Pendant longtemps, dans les pays occidentaux, les sociétés ont dissocié les processus naturels des processus culturels. Appuyée par une science rationaliste, cette distinction fut légitimée comme seule approche disposant d’une portée universelle dans la pensée académique et dans les arbitrages politiques. Pourtant l’anthropologie récente nous montre que, par delà nos frontières occidentales, perdurent de nombreuses sociétés dans lesquelles cette distinction n’existe pas : les animaux, les plantes, le climat et le relief constituent autant d’entités spirituelles que politiques, au même titre que les humans (chez les Dogons des falaises rouge du Mali, dans les réserves aborigènes d’Australie, dans les rites des Papous de Nouvelle-Guinée, ou encore dans les sociétés totémiques des populations amérindiennes). A l’aide de médiataires – shamans et autres gardians des lieux sacrés – les « avis » de ces non humans sont sollicités dans les arbitrages économiques, sociaux et écologiques. Dans ces sociétés, ce ne sont pas les individus – considérés comme dans la philosophie classique comme entité autonome – qui constituent le cœur des arbitrages politiques mais plutôt les interrelations qui unissent quotidiennement les humans de leurs homologues les non humans. L’action se déplace alors pour valoriser des réseaux complexes qui vont constituer l’identité même des communautés. De ces sociétés ressort une place inédite accordée aux entités vivantes et des systèmes de gouvernance qui créent des espaces de complémentarité entre la culture et la nature.

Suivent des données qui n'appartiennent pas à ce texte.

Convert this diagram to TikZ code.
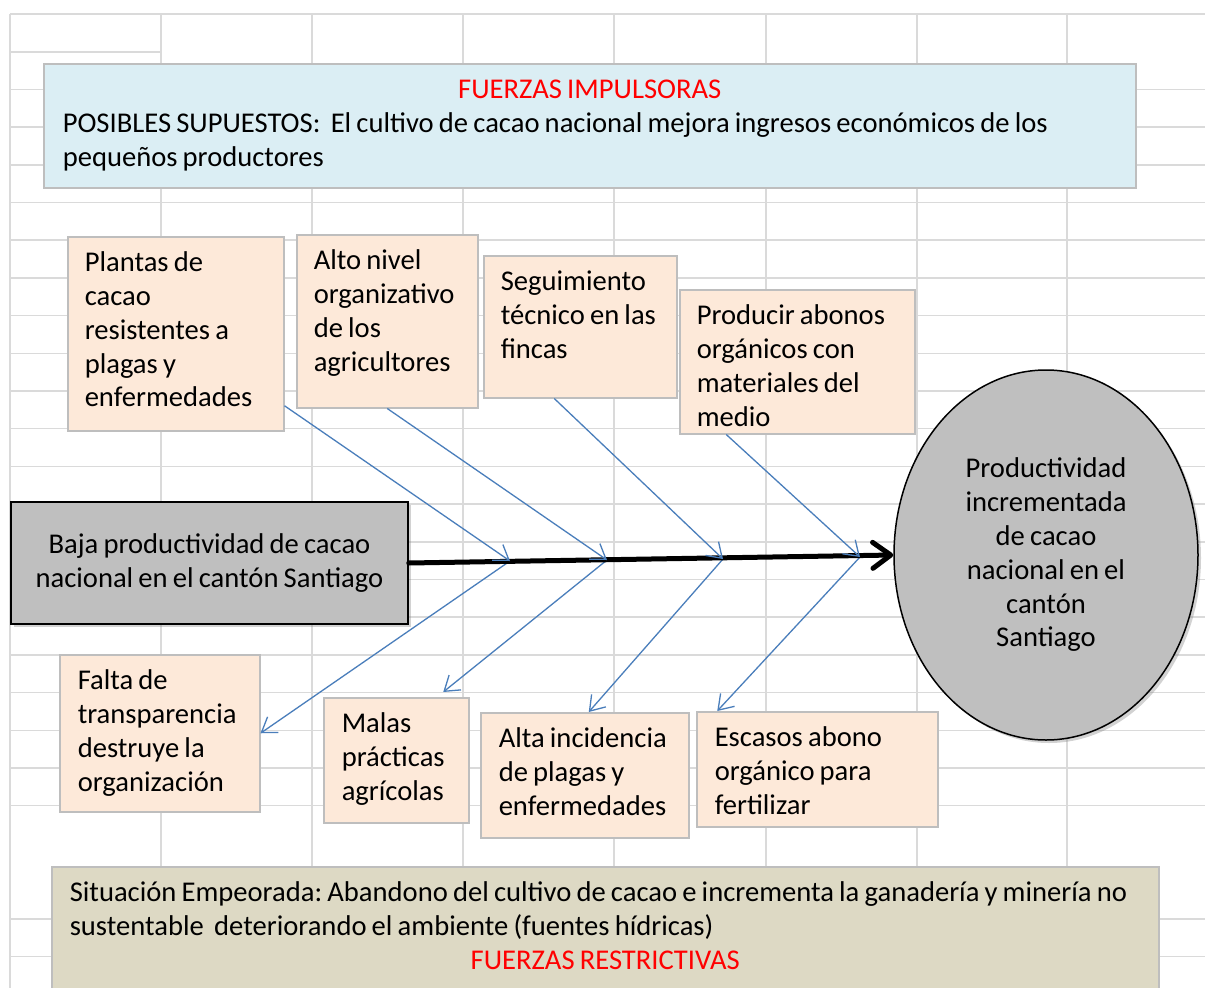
\documentclass[tikz,border=0pt]{standalone}
\usepackage{fontspec}
\setmainfont{Carlito}[WordSpace=0.8]
\usetikzlibrary{arrows.meta,shadows,shapes.geometric}

\definecolor{gridgray}{HTML}{DADADA}
\definecolor{boxline}{HTML}{BEBEBE}
\definecolor{causefill}{HTML}{FDE9D9}
\definecolor{impfill}{HTML}{DBEEF4}
\definecolor{resfill}{HTML}{DDD9C4}
\definecolor{probgray}{HTML}{BFBFBF}
\definecolor{forceblue}{HTML}{4A7EBB}
\definecolor{titlered}{HTML}{FF0000}
\hyphenpenalty=10000
\frenchspacing

\begin{document}
\begin{tikzpicture}[x=1pt,y=-1pt,
   font=\fontsize{28.6pt}{33.8pt}\selectfont,
   cellline/.style={gridgray,line width=1.5pt},
   cause/.style={rectangle,draw=boxline,fill=causefill,line width=1.5pt,
    anchor=north west,align=flush left,inner xsep=17pt,inner ysep=0pt,text height=35pt},
   problem/.style={draw,fill=probgray,line width=1.5pt,align=center,
    drop shadow={shadow xshift=3pt,shadow yshift=-3pt,opacity=0.35}},
   force/.style={forceblue,line width=1.3pt,-{Straight Barb[length=14pt,width=19pt]}},
   spine/.style={line width=5pt,line cap=round,-{Straight Barb[round,length=18pt,width=26pt]}}
    ]

  \fill[white] (0,0) rectangle (1205,988);
  \clip (0,0) rectangle (1205,988);

  % -- sheet grid
  \draw[cellline] (10,14) -- (1205,14);
  \draw[cellline] (10,52) -- (161,52);
  \foreach \k in {2,3,...,21,24,25}
    \draw[cellline] (10,{14+37.7*\k}) -- (1205,{14+37.7*\k});
  \foreach \x in {10,161,312,463,614,766,917,1067}
    \draw[cellline] (\x,14) -- (\x,988);

  % -- driving forces
  \node[cause,fill=impfill,inner xsep=19pt,text width=1054pt,text depth=89pt] (pro) at (43,63)
    {{\centering\color{titlered}FUERZAS IMPULSORAS\par}
     POSIBLES SUPUESTOS:\ \ El cultivo de cacao nacional mejora ingresos económicos de los\\ pequeños productores};

  % -- top row
  \node[cause,text width=182pt,text depth=159pt] (b1) at (67,236) {Plantas de\\ cacao\\ resistentes a\\ plagas y\\ enfermedades};
  \node[cause,text width=147pt,text depth=138pt] (b2) at (296,234) {Alto nivel\\ organizativo\\ de los\\ agricultores};
  \node[cause,text width=159pt,text depth=107pt] (b3) at (483,255) {Seguimiento\\ técnico en las\\ fincas};
  \node[cause,text width=201pt,text depth=109pt] (b4) at (679,289) {Producir abonos\\ orgánicos con\\ materiales del\\ medio};

  % -- problem and goal
  \node[problem,minimum width=397pt,minimum height=122pt] (src) at (209.5,563)
    {Baja productividad de cacao\\ nacional en el cantón Santiago};
  \node[problem,ellipse,minimum width=304pt,minimum height=370pt,inner sep=0pt] (goal) at (1046,555)
    {Productividad\\ incrementada\\ de cacao\\ nacional en el\\ cantón\\ Santiago};

  % -- bottom row
  \node[cause,inner xsep=18pt,text width=164pt,text depth=122pt] (b5) at (59,654) {Falta de\\ transparencia\\ destruye la\\ organización};
  \node[cause,inner xsep=18pt,text width=109pt,text depth=90pt] (b6) at (323,697) {Malas\\ prácticas\\ agrícolas};
  \node[cause,inner xsep=18pt,text width=172pt,text depth=90pt] (b7) at (480,712) {Alta incidencia\\ de plagas y\\ enfermedades};
  \node[cause,inner xsep=18pt,text width=205pt,text depth=80pt] (b8) at (696,711) {Escasos abono\\ orgánico para\\ fertilizar};

  % -- restraining forces
  \node[cause,fill=resfill,inner xsep=18pt,text width=1071pt,text depth=105pt] (con) at (51,866)
    {Situación Empeorada: Abandono del cultivo de cacao e incrementa la ganadería y minería no\\ sustentable\ \ deteriorando el ambiente (fuentes hídricas)\par
     {\centering\color{titlered}FUERZAS RESTRICTIVAS\par}};

  % -- arrows
  \coordinate (s1) at (510,561);
  \coordinate (s2) at (607,560);
  \coordinate (s3) at (723,559);
  \coordinate (s4) at (860,557);

  \draw[force] (s1) -- (b5.east);
  \draw[force] (s2) -- ([xshift=47pt,yshift=5pt]b6.north);
  \draw[force] (s3) -- ([xshift=4pt]b7.north);
  \draw[force] (s4) -- ([xshift=-100pt]b8.north);

  \draw[spine] (src.east) -- (goal.west);

  \draw[force] ([yshift=-72pt]b1.east) -- (s1);
  \draw[force] (b2.south) -- (s2);
  \draw[force] ([xshift=-26pt]b3.south) -- (s3);
  \draw[force] ([xshift=-71pt]b4.south) -- (s4);

\end{tikzpicture}
\end{document}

Enfin en France, et plus généralement en Occident, la montée plus ou moins récente des consciences écologiques, entraîne à son tour des initiatives locales dans les territoires qui enrichissent le paysage de poésie et de diversité. Dans ces pays riches où paradoxalement la pauvreté s’accentue, un accès à des lieux de nature quotidien peut participer à l’émancipation et au bien être des populations en situation de précarité. Qu’ils soient à des fins d’égalité sociale ou qu’ils répondent à des objectifs naturalistes, ces projets ont pour point commun d’accorder une place centrale aux êtres vivants dans la façon de fabriquer le lien social, la solidarité, l’éducation, la construction territoriale et plus généralement la façon de vivre nos démocraties.

A travers des travaux de recherche en agroécologie et en anthropologie de la nature, ainsi qu’à travers différents engagements en société (conférences, EELV, associations), j’essaye de comprendre et de valoriser ces différents mouvements. Situés entre tradition et modernité, ces derniers ont l’immense mérite de s’inventer à travers un double niveau d’inclusion : en créant des ponts ô combien salutaires entre nature et culture, et en ouvrant un dialogue permanent entre les pays du Nord et les pays du Sud. Repenser ces liens, tant dans la pensée académique que dans l’action politique, ouvre des chemins de sagesse qui promeuvent des coexistences harmonieuses entre humans et non humans et qui tentent par la même occasion d’enrayer les ravages de notre insouciance sur un environnement dont nous sommes les principauz responsables.